"Yes, when I take my dog for a walk," said a mathematical friend, "he frequently supplies me with some interesting puzzle to solve. One day, for example, he waited, as I left the door, to see which way I should go, and when I started he raced along to the end of the road, immediately returning to me; again racing to the end of the road and again returning. He did this four times in all, at a uniform speed, and then ran at my side the remaining distance, which according to my paces measured 27 yards. I afterwards measured the distance from my door to the end of the road and found it to be 625 feet. Now, if I walk 4 miles per hour, what is the speed of my dog when racing to and fro?"
Suppose a circular hole was drilled through the center of a sphere. When the length of the hole was measured along its wall, it was found to be six inches long. What is the volume of the part of the sphere that remains after the material is removed from the hole? Express your answer as an exact real number number of cubic inches.

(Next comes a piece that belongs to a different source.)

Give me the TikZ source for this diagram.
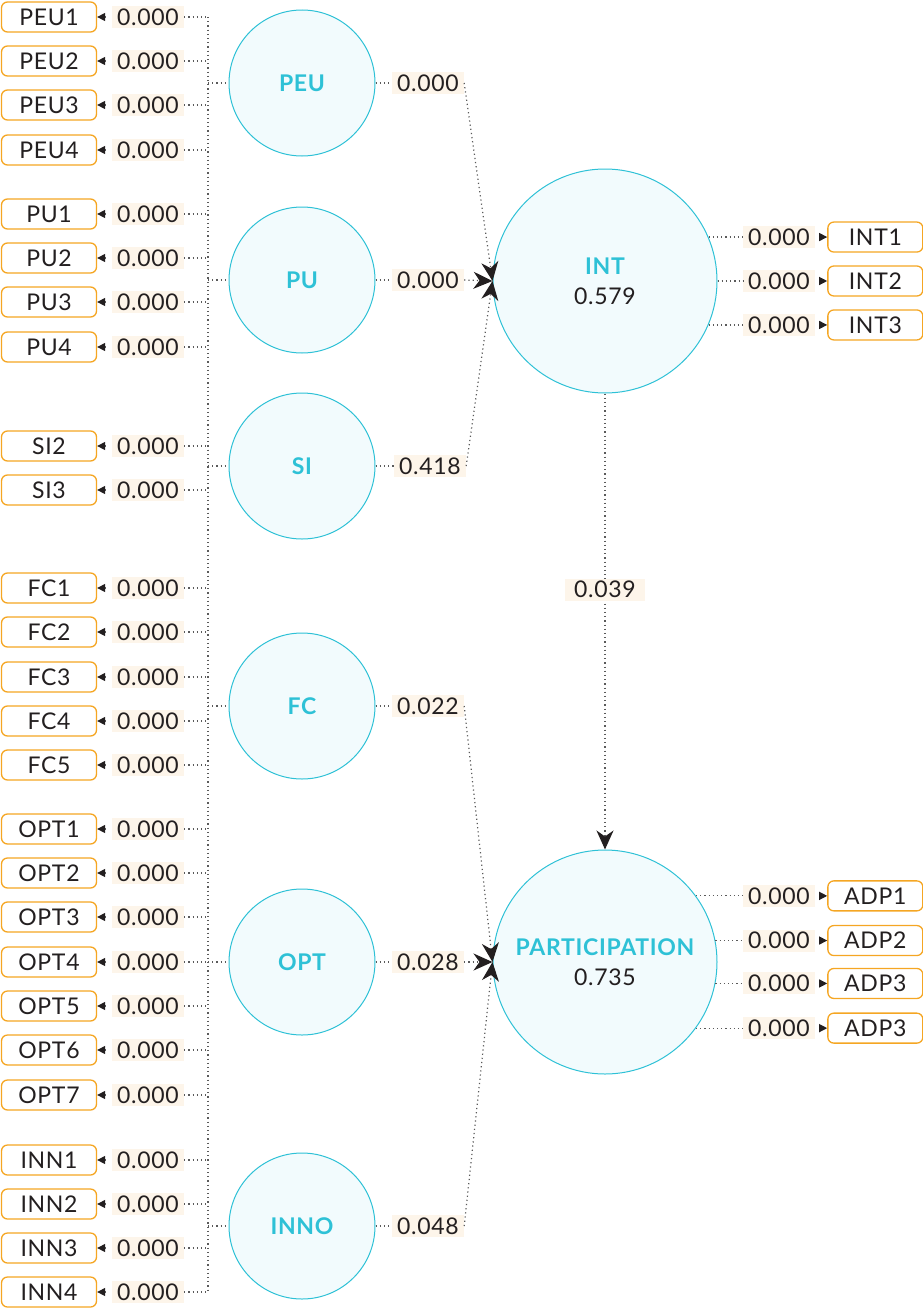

You don't need calculus to solve this problem (but if you know how to do it using calculus, go ahead) as long as you know the volume of a sphere is (4/3)π r³.
A few months ago, we had a running dog. This month it's a walking fly.
An elastic strip of length 1m is attached to a wall and the back of a car. A fly starts at the wall and crawls on the strip towards the car, which at the same time drives away from the wall at a speed of 1m/s.
Assuming that the strip can be stretched infinitely long, will the fly ever reach the back of the car?
An absentminded bank teller switches the dollars and cents when he cashed a check for Mr. Spencer, giving him dollars instead of cents, and cents instead of dollars. After buying a five cent newspaper, Mr. Spencer discovered he had left exactly twice as much as his original check. What was the amount of the check?